◆ The records:
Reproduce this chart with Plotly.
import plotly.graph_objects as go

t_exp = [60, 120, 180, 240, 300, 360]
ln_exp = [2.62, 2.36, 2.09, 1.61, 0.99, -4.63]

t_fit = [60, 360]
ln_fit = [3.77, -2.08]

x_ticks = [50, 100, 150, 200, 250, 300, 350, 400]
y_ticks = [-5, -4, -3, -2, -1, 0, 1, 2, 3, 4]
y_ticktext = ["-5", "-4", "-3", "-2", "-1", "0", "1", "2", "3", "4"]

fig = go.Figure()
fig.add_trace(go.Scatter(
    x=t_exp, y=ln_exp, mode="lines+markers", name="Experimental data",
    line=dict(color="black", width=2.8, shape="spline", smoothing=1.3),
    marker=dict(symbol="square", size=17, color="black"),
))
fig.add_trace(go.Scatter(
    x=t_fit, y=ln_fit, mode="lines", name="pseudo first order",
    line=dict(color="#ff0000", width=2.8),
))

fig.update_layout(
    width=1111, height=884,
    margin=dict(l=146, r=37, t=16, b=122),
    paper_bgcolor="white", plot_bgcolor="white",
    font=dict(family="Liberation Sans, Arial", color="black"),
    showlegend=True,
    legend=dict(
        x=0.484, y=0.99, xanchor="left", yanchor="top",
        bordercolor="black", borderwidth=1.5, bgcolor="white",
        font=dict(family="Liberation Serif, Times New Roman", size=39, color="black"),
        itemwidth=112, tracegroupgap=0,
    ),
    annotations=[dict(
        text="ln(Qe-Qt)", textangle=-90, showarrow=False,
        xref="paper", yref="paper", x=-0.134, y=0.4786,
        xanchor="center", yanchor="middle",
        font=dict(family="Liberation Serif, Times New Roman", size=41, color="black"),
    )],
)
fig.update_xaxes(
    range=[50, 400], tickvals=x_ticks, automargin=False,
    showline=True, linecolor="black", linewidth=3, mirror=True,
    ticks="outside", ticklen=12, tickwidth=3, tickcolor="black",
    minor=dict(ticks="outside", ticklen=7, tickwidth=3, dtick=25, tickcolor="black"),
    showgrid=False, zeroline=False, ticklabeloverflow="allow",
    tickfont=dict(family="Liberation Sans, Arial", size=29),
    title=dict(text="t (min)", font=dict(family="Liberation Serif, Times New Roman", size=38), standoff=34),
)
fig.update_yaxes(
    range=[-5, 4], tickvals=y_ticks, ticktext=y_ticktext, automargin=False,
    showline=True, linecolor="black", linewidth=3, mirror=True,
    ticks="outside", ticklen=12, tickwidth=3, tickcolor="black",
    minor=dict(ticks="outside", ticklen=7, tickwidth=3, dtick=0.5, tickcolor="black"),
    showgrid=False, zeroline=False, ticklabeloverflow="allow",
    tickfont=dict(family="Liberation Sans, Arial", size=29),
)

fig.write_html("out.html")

--

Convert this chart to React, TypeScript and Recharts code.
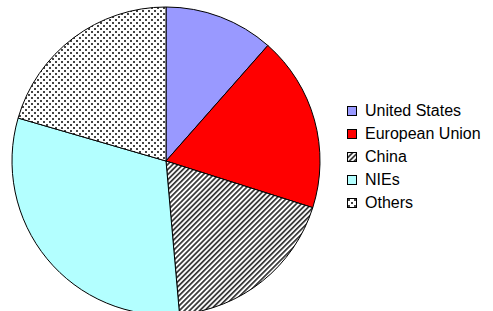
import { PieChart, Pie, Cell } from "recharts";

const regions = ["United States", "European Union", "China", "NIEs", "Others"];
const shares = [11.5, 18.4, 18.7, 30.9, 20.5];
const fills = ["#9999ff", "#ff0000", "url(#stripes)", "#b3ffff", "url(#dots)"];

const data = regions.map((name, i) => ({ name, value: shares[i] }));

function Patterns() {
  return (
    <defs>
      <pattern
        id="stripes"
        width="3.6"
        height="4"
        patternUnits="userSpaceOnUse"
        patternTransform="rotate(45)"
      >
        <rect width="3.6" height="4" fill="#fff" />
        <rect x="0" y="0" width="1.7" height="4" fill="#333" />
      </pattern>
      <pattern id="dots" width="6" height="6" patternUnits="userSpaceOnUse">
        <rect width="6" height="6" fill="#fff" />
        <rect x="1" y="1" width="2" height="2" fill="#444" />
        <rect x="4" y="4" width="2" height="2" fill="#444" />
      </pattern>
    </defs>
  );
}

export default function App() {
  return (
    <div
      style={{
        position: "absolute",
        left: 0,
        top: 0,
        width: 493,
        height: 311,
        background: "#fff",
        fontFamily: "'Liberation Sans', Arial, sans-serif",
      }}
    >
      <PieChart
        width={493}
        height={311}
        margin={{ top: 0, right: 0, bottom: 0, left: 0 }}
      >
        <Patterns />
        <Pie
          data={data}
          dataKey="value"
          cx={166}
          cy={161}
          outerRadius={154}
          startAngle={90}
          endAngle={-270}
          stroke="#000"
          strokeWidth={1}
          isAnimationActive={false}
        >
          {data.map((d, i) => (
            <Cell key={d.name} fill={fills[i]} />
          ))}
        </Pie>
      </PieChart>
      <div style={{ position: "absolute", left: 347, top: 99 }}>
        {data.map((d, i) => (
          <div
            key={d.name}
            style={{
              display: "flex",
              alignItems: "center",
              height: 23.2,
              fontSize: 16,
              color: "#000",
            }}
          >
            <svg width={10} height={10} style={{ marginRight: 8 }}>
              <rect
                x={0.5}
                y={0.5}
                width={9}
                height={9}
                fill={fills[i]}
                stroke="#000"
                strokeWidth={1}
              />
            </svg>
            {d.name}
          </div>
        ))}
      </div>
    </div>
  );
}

* * *

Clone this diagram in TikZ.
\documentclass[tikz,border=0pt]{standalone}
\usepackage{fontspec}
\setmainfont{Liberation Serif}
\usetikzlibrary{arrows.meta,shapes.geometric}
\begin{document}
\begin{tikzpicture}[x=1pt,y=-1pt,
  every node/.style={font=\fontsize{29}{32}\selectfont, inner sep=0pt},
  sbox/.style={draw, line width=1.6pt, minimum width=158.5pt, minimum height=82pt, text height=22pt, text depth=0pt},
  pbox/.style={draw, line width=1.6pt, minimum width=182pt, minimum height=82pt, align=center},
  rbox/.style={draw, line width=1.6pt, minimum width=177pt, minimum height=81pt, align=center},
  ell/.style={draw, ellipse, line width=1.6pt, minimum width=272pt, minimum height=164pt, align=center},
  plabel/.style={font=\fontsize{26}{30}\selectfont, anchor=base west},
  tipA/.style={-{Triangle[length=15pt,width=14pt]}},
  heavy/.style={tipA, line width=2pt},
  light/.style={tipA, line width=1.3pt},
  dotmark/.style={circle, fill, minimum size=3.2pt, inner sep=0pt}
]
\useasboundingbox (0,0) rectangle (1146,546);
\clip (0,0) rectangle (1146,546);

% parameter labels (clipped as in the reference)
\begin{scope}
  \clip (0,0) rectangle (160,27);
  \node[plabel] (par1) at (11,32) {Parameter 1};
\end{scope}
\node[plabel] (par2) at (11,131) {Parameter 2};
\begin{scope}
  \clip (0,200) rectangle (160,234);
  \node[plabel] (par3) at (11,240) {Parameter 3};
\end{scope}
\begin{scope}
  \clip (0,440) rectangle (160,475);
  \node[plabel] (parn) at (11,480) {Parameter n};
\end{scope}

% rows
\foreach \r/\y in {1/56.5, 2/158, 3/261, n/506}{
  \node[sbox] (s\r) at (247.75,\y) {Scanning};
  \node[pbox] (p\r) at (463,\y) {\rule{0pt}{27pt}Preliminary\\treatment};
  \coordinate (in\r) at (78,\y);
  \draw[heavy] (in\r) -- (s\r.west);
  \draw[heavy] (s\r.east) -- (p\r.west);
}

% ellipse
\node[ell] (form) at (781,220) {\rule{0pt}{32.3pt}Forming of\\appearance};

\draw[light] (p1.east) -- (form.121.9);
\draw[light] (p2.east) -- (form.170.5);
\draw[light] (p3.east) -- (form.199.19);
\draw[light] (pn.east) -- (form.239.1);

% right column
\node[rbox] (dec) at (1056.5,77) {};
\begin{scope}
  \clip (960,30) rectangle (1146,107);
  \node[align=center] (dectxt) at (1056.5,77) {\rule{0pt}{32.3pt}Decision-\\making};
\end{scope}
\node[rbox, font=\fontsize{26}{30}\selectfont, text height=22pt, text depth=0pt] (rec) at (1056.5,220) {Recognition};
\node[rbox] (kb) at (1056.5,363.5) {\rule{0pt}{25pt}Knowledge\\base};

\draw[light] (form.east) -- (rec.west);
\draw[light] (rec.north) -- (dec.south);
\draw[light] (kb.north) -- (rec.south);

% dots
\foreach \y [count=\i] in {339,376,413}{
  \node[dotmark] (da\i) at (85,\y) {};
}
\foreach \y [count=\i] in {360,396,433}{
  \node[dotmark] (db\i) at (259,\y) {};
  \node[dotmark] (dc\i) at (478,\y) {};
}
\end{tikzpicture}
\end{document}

◆ Instructions for the task: Extract, without any images, the part of the material above that opens with the line containing "Convert this chart" and closes with the line containing "PieChart, Pie, Cell", both lines included.

◆ Finished exercise:
Convert this chart to React, TypeScript and Recharts code.
import { PieChart, Pie, Cell } from "recharts";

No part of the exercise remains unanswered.